Formal garden, Rathcoffey Demesne, Co. Kildare
Co. Kildare |
Designed Landscapes
What was once a pair of symmetrical formal gardens flanking a country house in County Kildare has been reduced, by ploughing, to almost nothing visible at ground level. The first edition Ordnance Survey six-inch map of 1838 shows them clearly: two rectangular, formally laid-out enclosures with internal pathways and divisions, one sitting to the north-east of Rathcoffey House and measuring roughly 90 metres east to west by 80 metres north to south, the other a slightly smaller mirror image to the south-west, approximately 70 by 60 metres. By the time an aerial photograph was taken in the 1970s, both had been reduced to low earthworks. Today, extensive tillage has removed even those subtle traces.
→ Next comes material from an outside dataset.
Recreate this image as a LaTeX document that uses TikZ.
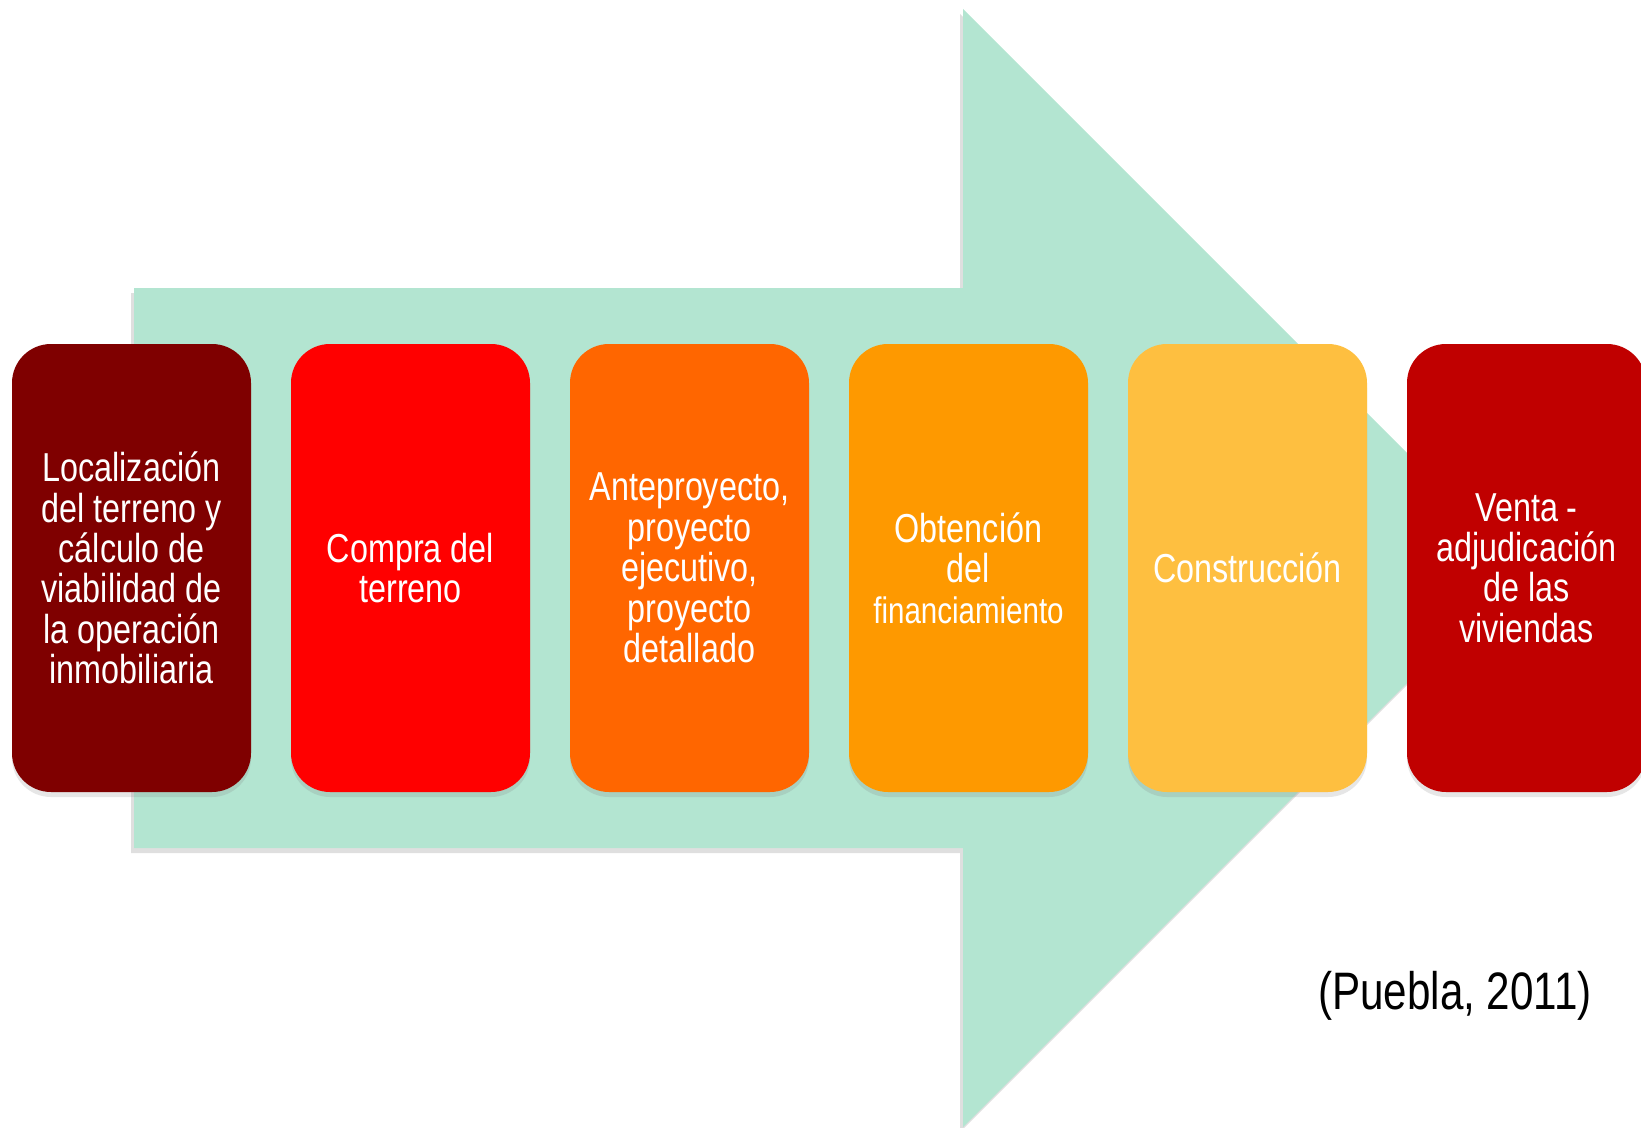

The gardens would have been a fairly conventional feature of a demesne landscape of that period, formal geometry close to the house giving way to more naturalistic grounds beyond. What makes Rathcoffey rather more interesting is what lies about 450 metres to the south: an elongated pond or lake, roughly 180 metres long and 30 metres wide, recorded on the same 1838 map and positioned on lower ground in a way that suggests it may have been designed to close a view from the house, functioning as a terminal feature in a planned vista. The pond is now dry, and locally it goes by the name the 'decoy', a word that in an Irish estate context often referred to a managed water body used to attract wildfowl. Whatever its original purpose, the dried-out hollow turned out to contain something far older than any garden design. In the 1890s and again in the 1950s, it yielded several skulls and antlers of giant Irish deer, the species Megaloceros giganteus, an animal that stood around two metres at the shoulder and carried antlers spanning up to three and a half metres, extinct for roughly ten thousand years. The finds were noted in the Journal of the Kildare Archaeological Society in 1945.